What's the best way to do this?

Note that

$\left(\frac{a+b}{a-b}\right)^2=\frac{a^2+b^2+2ab}{a^2+b^2-2ab}$

Since $a^2+b^2=4ab$ , we have

$\frac{a^2+b^2+2ab}{a^2+b^2-2ab}=\frac{4ab+2ab}{4ab-2ab}$

$=\frac{6ab}{2ab}=\boxed{3}.$

First expand what we want to find: $\frac{a^{2}+2ab+b^{2}}{a^{2}-2ab+b^{2}}.$ Let's reexamine the first equation that we're given. To complete the square, let's add $2ab$ to both sides. The equation can now be factored as $(a+b)^{2}=6ab.$ Thus, plugging this back into the expansion of the second equation, we produce $\frac{6ab}{(a-b)^{2}}.$ Now to find a clever way to solve for the denominator. Subtract $2ab$ from the first equation. Factor as $(a-b)^{2}=2ab.$ By substitution, the second equation is now $\frac{6ab}{2ab} =\boxed{3}.$

(a+b/a-b)^2 = (a+b)^2/(a-b)^2= a^2+2ab+b^2/a^2-2ab+b^2= 4ab+2ab/4ab-2ab=6ab/2ab=3

${ a }^{ 2 }+{ b }^{ 2 }=4ab\\ \\ { a }^{ 2 }+2ab+{ b }^{ 2 }=6ab\\ { (a+b) }^{ 2 }=6ab\\ \\ { a }^{ 2 }-2ab+{ b }^{ 2 }=2ab\\ { (a-b) }^{ 2 }=2ab\\ \\ \frac { { (a+b) }^{ 2 } }{ { (a-b) }^{ 2 } } =\frac { 6ab }{ 2ab } =3$

First, we know ${ a }^{ 2 }+{ b }^{ 2 }=4ab\Rightarrow { a }^{ 2 }-2ab+{ b }^{ 2 }=2ab\Rightarrow { (a-b) }^{ 2 }=2ab$ . Next, $\frac { (a+b) }{ (a-b) } ^{ 2 }=\left( \frac { { (a+b) }^{ 2 } }{ { (a-b) }^{ 2 } } \right) =\left( \frac { (a+b)^{ 2 } }{ 2ab } \right) =\frac { { a }^{ 2 }{ +2ab }{ +b }^{ 2 } }{ 2ab } =\frac { { a }^{ 2 } }{ 2ab } +\frac { 2ab }{ 2ab } +\frac { { b }^{ 2 } }{ 2ab } =\frac { { a }^{ 2 }{ +b }^{ 2 } }{ 2ab } +1=\frac { 4ab }{ 2ab } +1=2+1=3$ . Remember ${ a }^{ 2 }+{ b }^{ 2 }=4ab$ , so the answer is $\boxed { 3 }$

I don't know if it's the "best" way, but this was sure a lot simpler (for me, at least) than the routes I see here:

If we expand the numerator and denominator of the rational formula, we can easily see that the first equation can easily be put into terms of either; the denominator, however, has the added benefit of reducing the value of the coefficient.

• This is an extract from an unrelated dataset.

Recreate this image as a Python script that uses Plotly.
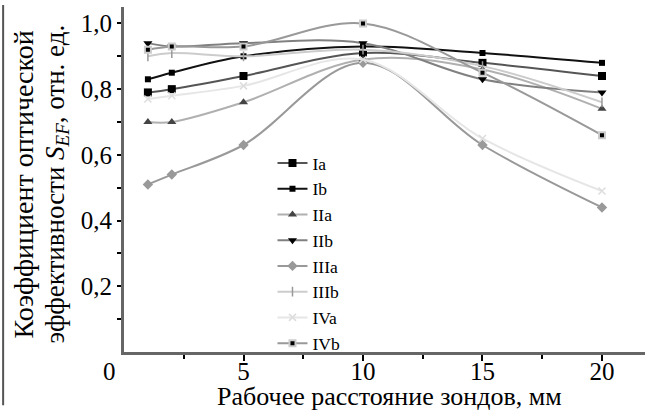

Thus, $a^2 - 2ab + b^2 = 2ab$ can be substituted for the denominator; when rearranged and "simplified", this gives us $\frac {a^2 + b^2}{2ab} + \frac {2ab}{2ab}$ .

If we allow this to equal a dummy variable (say, "y"), we can see $y = \frac {a^2 + b^2}{2ab} + 1$ ; OR $(y - 1)(2ab) = {a^2 + b^2}$ . We can now substitute the original equation in again (though this time unmodified), giving us $(y - 1)(2ab) = 4ab$ , which further simplifies into $(y-1) = 2[\frac {ab}{ab}]$ .

Solving for y, we have $y = 2(1) + 1$ .

Again, perhaps not as "clean" as the other answers, but (again, for me at least) it was far less daunting than the explicit calculations--then again, I'm pretty lazy.

Since \­( a^2 + b^2 = 4ab ), we can manipulate the equation to get \­( a^{2} = 4ab - b^{2} )

Expand the fraction \­( ( \frac{a+b}{a-b})^{2} to get \frac{a^{2} +2ab + b^{2}}{a^{2} - 2ab + b^{2}} )

Substitute \­( a^{2)} with \­(4ab - b^{2 }) in the equation and simplify - then you'd get the answer of 3! :)

through expansion i get 3 as an answer.